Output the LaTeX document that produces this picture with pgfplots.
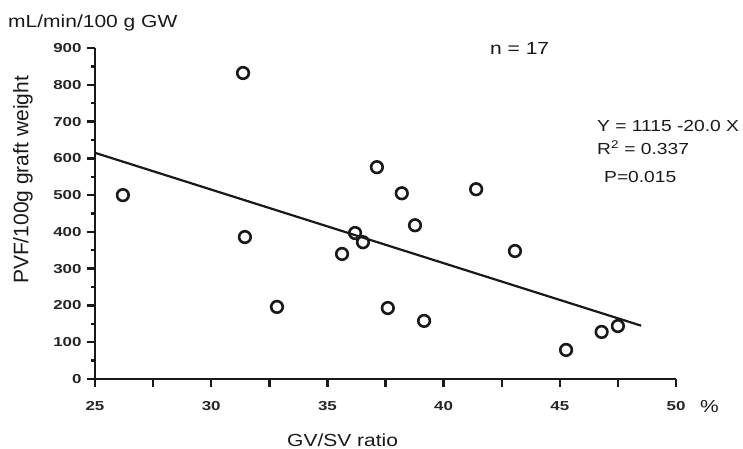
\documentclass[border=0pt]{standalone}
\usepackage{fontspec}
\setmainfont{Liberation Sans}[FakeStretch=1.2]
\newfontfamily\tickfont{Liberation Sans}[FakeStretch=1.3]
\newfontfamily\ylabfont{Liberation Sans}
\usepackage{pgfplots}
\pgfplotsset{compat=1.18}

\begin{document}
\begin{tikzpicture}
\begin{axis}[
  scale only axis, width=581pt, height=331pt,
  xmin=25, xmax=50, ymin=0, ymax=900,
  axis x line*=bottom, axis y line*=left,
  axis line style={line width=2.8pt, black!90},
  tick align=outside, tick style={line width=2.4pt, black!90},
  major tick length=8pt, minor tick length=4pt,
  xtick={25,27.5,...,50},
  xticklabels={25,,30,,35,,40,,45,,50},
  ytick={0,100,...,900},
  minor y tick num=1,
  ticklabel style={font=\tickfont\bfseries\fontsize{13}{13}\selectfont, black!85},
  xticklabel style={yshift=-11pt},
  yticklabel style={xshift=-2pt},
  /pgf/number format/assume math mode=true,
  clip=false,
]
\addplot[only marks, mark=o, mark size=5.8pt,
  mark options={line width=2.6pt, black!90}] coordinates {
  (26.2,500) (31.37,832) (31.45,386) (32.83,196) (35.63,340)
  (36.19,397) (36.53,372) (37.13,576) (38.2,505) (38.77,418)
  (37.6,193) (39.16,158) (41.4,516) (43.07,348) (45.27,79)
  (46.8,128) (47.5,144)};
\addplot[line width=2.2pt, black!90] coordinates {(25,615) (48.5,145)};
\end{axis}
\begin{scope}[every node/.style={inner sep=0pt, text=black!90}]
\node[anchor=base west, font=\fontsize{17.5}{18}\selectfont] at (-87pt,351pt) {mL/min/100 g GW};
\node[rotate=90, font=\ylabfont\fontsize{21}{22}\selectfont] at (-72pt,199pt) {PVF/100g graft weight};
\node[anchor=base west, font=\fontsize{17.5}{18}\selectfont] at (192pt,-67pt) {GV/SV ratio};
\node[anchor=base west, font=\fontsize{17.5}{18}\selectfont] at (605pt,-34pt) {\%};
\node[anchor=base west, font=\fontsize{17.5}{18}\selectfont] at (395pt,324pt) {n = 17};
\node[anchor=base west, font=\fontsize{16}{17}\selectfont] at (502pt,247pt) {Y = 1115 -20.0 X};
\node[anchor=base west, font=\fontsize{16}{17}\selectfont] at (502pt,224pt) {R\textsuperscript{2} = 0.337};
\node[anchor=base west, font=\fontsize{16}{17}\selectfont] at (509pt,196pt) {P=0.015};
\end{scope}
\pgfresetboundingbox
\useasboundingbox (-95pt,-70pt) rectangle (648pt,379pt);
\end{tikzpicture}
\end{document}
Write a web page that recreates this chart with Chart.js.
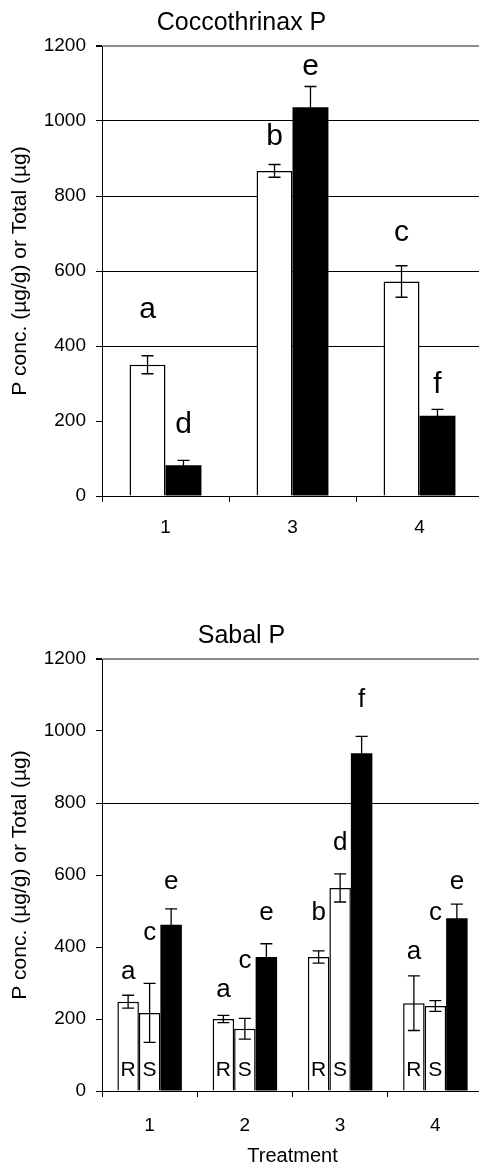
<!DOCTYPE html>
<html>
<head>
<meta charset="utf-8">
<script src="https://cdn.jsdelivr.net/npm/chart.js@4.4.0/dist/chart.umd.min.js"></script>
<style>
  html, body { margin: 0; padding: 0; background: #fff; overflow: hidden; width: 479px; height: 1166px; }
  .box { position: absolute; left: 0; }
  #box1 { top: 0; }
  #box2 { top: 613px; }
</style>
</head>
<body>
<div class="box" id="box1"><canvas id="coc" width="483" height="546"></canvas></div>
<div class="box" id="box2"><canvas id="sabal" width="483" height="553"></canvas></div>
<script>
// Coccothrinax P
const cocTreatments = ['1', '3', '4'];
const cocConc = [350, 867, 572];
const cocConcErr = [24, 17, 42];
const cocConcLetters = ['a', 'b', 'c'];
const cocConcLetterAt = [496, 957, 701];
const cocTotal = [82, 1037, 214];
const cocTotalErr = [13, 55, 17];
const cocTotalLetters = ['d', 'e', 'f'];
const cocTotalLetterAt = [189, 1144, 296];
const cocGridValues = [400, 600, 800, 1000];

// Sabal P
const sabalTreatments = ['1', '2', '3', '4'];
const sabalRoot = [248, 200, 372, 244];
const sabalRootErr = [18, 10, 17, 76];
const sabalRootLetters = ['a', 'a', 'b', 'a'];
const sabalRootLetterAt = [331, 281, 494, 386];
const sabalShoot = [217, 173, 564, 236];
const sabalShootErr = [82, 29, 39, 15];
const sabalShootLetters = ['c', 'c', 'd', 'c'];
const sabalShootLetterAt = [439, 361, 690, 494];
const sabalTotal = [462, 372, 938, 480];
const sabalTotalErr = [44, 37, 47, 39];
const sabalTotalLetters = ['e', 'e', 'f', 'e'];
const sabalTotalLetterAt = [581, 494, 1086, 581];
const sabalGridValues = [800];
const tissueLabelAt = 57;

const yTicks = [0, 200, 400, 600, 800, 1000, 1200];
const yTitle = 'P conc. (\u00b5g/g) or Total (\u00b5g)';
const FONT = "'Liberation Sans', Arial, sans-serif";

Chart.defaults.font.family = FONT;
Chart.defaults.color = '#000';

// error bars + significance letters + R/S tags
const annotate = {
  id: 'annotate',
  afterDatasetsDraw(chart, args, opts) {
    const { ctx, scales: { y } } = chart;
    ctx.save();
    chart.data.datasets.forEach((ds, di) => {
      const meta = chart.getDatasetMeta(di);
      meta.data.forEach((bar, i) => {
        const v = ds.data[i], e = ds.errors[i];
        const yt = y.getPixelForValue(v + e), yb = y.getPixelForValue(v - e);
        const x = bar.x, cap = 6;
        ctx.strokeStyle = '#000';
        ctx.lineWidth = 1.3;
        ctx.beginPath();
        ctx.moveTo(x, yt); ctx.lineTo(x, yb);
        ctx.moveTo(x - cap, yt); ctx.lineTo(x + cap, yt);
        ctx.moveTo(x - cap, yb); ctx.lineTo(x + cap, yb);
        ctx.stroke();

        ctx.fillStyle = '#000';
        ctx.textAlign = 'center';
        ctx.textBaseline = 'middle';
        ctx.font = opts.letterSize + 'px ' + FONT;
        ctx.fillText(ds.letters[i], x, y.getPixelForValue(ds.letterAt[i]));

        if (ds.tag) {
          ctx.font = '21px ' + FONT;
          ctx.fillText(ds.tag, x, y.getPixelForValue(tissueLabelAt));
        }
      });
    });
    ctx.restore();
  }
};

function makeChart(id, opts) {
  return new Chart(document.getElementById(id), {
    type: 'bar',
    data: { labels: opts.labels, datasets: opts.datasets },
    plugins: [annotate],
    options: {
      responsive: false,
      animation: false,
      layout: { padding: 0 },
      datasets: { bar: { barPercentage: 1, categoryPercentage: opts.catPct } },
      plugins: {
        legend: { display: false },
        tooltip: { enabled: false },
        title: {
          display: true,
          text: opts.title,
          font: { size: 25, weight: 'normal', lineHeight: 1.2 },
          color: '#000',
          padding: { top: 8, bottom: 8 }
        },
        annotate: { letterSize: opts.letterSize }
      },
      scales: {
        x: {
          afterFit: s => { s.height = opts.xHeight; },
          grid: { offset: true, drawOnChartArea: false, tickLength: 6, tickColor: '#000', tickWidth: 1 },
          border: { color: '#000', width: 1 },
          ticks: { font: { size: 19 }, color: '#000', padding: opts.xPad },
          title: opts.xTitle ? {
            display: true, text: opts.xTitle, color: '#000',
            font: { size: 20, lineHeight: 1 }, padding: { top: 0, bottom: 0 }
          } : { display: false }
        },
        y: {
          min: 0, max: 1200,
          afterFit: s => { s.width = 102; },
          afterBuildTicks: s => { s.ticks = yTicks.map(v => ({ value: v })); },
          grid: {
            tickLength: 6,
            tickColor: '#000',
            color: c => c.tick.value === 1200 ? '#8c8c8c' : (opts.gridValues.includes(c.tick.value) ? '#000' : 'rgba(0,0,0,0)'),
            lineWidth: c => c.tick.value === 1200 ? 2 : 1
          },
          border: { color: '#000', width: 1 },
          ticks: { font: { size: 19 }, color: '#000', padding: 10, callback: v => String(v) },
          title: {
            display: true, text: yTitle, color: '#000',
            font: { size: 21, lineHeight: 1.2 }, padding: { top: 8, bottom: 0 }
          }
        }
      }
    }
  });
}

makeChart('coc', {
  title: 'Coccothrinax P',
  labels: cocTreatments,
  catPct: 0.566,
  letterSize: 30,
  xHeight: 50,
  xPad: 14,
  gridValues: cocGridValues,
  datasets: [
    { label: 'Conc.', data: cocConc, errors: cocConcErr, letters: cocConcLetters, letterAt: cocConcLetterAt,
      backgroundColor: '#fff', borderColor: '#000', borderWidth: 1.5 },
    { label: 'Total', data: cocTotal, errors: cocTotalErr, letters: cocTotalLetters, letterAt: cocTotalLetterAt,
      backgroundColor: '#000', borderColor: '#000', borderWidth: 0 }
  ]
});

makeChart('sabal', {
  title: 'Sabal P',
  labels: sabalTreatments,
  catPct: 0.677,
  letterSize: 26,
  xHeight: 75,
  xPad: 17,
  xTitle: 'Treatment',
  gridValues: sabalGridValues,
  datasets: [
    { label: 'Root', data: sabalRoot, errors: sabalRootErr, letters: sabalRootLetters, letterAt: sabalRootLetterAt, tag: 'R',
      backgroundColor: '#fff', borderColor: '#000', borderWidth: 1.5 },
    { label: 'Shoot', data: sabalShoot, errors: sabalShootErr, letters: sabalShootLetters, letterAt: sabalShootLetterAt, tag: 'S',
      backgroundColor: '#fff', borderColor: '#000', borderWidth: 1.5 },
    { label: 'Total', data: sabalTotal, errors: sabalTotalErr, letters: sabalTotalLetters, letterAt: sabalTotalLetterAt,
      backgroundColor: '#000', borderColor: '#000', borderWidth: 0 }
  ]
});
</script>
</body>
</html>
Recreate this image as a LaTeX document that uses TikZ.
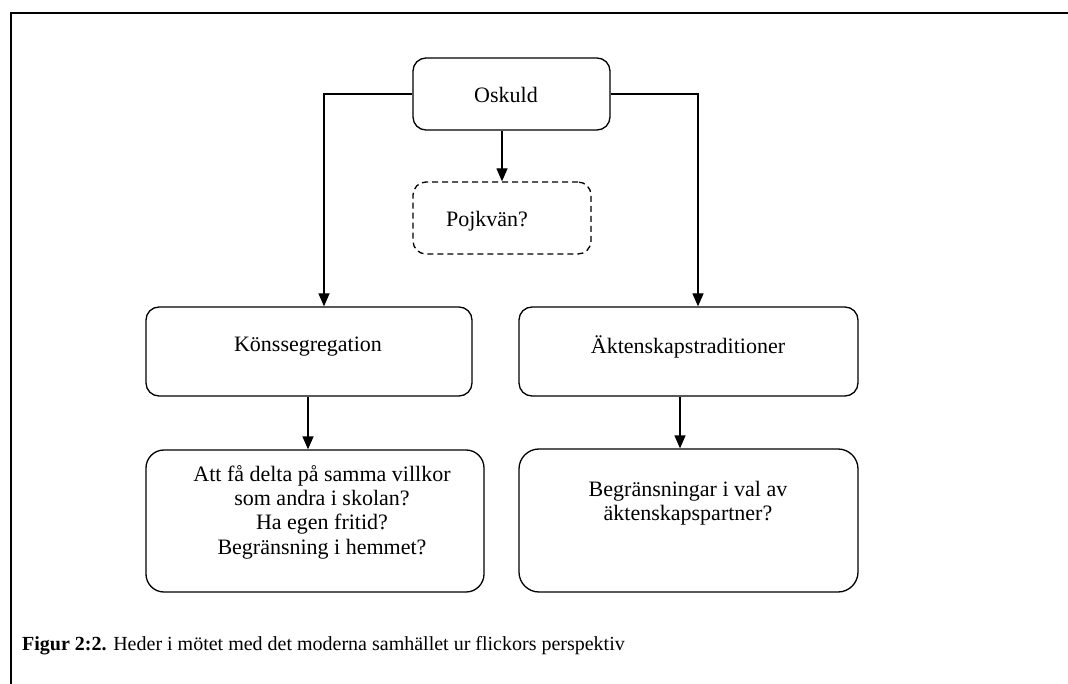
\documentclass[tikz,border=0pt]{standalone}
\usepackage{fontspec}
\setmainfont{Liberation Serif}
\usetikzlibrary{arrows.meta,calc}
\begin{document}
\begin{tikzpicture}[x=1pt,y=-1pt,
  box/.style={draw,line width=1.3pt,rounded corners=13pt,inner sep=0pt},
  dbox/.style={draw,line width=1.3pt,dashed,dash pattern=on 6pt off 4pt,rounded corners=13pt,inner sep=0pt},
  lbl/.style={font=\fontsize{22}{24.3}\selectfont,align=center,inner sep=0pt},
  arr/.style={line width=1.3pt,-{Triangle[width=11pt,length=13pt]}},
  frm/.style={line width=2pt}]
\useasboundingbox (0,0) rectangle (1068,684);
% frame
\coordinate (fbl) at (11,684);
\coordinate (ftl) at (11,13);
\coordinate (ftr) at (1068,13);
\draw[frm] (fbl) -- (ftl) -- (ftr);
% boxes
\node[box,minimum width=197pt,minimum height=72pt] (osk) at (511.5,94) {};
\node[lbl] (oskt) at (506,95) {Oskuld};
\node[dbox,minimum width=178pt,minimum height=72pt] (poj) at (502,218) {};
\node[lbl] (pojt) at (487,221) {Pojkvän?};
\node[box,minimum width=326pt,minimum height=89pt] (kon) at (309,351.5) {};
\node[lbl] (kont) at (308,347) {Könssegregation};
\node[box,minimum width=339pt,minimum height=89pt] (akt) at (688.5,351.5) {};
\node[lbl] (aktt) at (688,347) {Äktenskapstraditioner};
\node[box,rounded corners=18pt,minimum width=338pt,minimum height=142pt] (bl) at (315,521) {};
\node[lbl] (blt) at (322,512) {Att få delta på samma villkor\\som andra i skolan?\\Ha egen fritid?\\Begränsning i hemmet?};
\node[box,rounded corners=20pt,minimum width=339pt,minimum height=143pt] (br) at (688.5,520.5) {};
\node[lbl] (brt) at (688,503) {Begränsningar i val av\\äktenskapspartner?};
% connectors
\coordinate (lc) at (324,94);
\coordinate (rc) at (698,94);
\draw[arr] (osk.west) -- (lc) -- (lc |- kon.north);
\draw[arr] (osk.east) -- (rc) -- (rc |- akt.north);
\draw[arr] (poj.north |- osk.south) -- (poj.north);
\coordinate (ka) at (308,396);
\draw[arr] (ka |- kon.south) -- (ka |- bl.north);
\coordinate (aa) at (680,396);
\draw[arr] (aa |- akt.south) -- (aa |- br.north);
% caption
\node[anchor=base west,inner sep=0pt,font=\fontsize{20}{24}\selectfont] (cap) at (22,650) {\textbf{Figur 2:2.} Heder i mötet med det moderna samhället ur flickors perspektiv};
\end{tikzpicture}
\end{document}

- - -

Filter lines by "with" and return each hit.

Answer for the task:
Output the LaTeX document that produces this picture with pgfplots.
Write a web page that recreates this chart with Chart.js.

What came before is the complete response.